Do you know if implementations would want to keep the state as a __m128i instead of uint32_t? (I see that bitcoin's implementations load it to vector registers each time, but wondering if that's optimal)

real-or-random commented 2 years ago

It's a bit silly that the library packs in its own sha256 even when the user has their own and on small devices it's a costly waste of space.

In places like Bitcoin Core the environment has a fast SIMD or SHA-NI sha256, ... it actually makes a measurable difference in signing time to use SHA-NI.

Going a step back, I believe that these are separate concerns. As per the discussion here, an override helps mostly to save space.
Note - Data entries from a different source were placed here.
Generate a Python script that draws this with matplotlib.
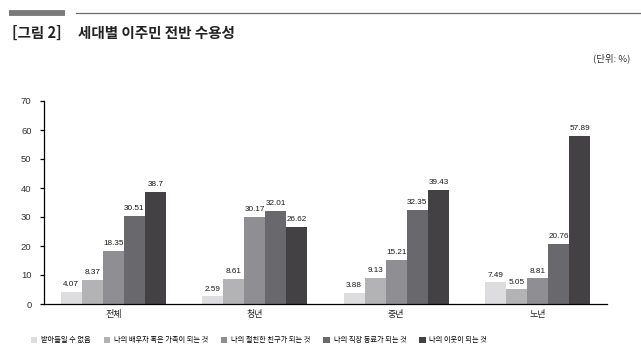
import matplotlib as mpl
import numpy as np
from matplotlib import pyplot as plt
from matplotlib import lines, patches

mpl.use("Agg")
plt.rcParams["font.family"] = ["Noto Sans CJK KR", "DejaVu Sans"]

groups = ["전체", "청년", "중년", "노년"]
series_names = [
    "받아들일 수 없음",
    "나의 배우자 혹은 가족이 되는 것",
    "나의 절친한 친구가 되는 것",
    "나의 직장 동료가 되는 것",
    "나의 이웃이 되는 것",
]
not_acceptable = [4.07, 2.59, 3.88, 7.49]
spouse_family = [8.37, 8.61, 9.13, 5.05]
close_friend = [18.35, 30.17, 15.21, 8.81]
coworker = [30.51, 32.01, 32.35, 20.76]
neighbour = [38.7, 26.62, 39.43, 57.89]
series_values = [not_acceptable, spouse_family, close_friend, coworker, neighbour]
colours = ["#dddddf", "#b3b3b5", "#8f8f93", "#69696d", "#434143"]
y_ticks = [0, 10, 20, 30, 40, 50, 60, 70]

W, H = 641, 361
fig = plt.figure(figsize=(W / 100, H / 100), dpi=100)
fig.patch.set_facecolor("white")

# header decoration
fig.add_artist(lines.Line2D([9 / W, 65 / W], [1 - 13 / H] * 2, color="#7a7a7a", lw=4.2, solid_capstyle="butt"))
fig.add_artist(lines.Line2D([76 / W, 1.0], [1 - 13 / H] * 2, color="#6a6a6a", lw=0.9))
fig.text(12 / W, 1 - 33 / H, "[그림 2]", fontsize=10.5, fontweight="bold", color="#222222", va="center")
fig.text(78 / W, 1 - 33 / H, "세대별 이주민 전반 수용성", fontsize=10.5, fontweight="bold", color="#222222", va="center")
fig.text(630 / W, 1 - 58 / H, "(단위: %)", fontsize=6.8, color="#333333", ha="right", va="center")

ax = fig.add_axes([44 / W, 1 - 304 / H, (607 - 44) / W, (304 - 101) / H])
x = np.arange(len(groups))
width = 0.149
for i, (vals, col) in enumerate(zip(series_values, colours)):
    pos = x + (i - 2) * width
    ax.bar(pos, vals, width=width, color=col, edgecolor="none", zorder=2)
    for px, v in zip(pos, vals):
        ax.text(px, v + 1.3, f"{v:g}", ha="center", va="bottom", fontsize=5.9, color="#1a1a1a",
                family=["Liberation Sans"])

ax.set_xlim(-0.49, 3.49)
ax.set_ylim(0, 70)
ax.set_yticks(y_ticks)
ax.set_yticklabels([str(t) for t in y_ticks], fontsize=6.8, color="#333333", family=["Liberation Sans"])
ax.set_xticks(x)
ax.set_xticklabels(groups, fontsize=6.5, color="#222222")
ax.tick_params(axis="x", length=0, pad=4)
ax.tick_params(axis="y", length=3, width=0.9, direction="out", pad=6)
for side in ["top", "right"]:
    ax.spines[side].set_visible(False)
ax.spines["left"].set_linewidth(0.9)
ax.spines["bottom"].set_linewidth(0.9)

handles = [patches.Patch(facecolor=c, edgecolor="none") for c in colours]
fig.legend(handles, series_names, loc="center left", bbox_to_anchor=(28 / W, 1 - 340 / H), ncol=5,
           frameon=False, fontsize=5.2, handlelength=0.9, handleheight=0.9, handletextpad=0.5,
           columnspacing=1.8, borderaxespad=0)

fig.savefig("out.png", dpi=100)
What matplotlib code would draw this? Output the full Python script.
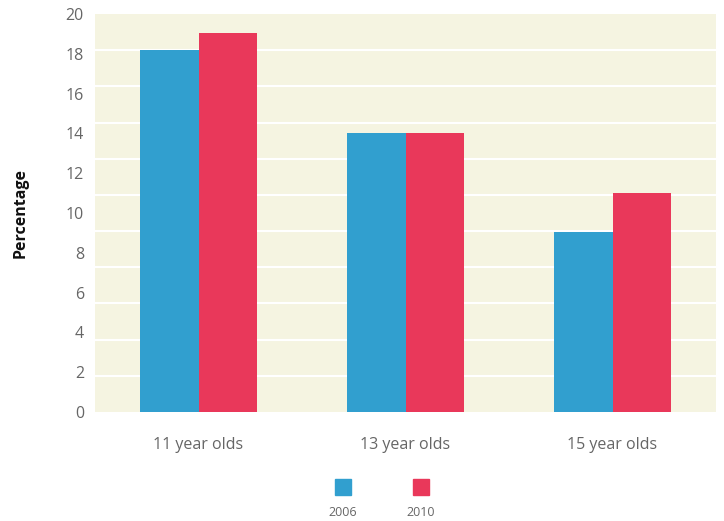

If we want to profit from hardware optimizations, this is somewhat orthogonal. An override would help here but only if the caller controls the compilation. This is true for Bitcoin Core but in general it's rather an exception. Also, if you look at Core's SHA256 implementation (https://github.com/bitcoin/bitcoin/blob/master/src/crypto/sha256.cpp), it's not clear how the override would look like. Depending on the available hardware, the essential function is either Transform, Transform_2way, Transform_4way, Transform_8way.

This is an argument in favor of optimizing our SHA256 implementation (independent of the possibility to override), and I tend to believe that this is desirable. We didn't want to do this in the past because SHA256 was an implementation detail. But as it's an integral part of Schnorr verification and signing now, things have changed. It's just somewhat messy: We'd need to duplicate code from Core (and worse, change it to C). Or move SHA256 (and maybe other stuff such as ChaCha20 for #760) to a separate library that's linked to secp256k1 and Core. Or expose the SHA256 here and make Core use them. None of this sounds great.

Thoughts?

benma commented 3 months ago

I'd very much like being able to plug in a different sha256 implementation to save binary space.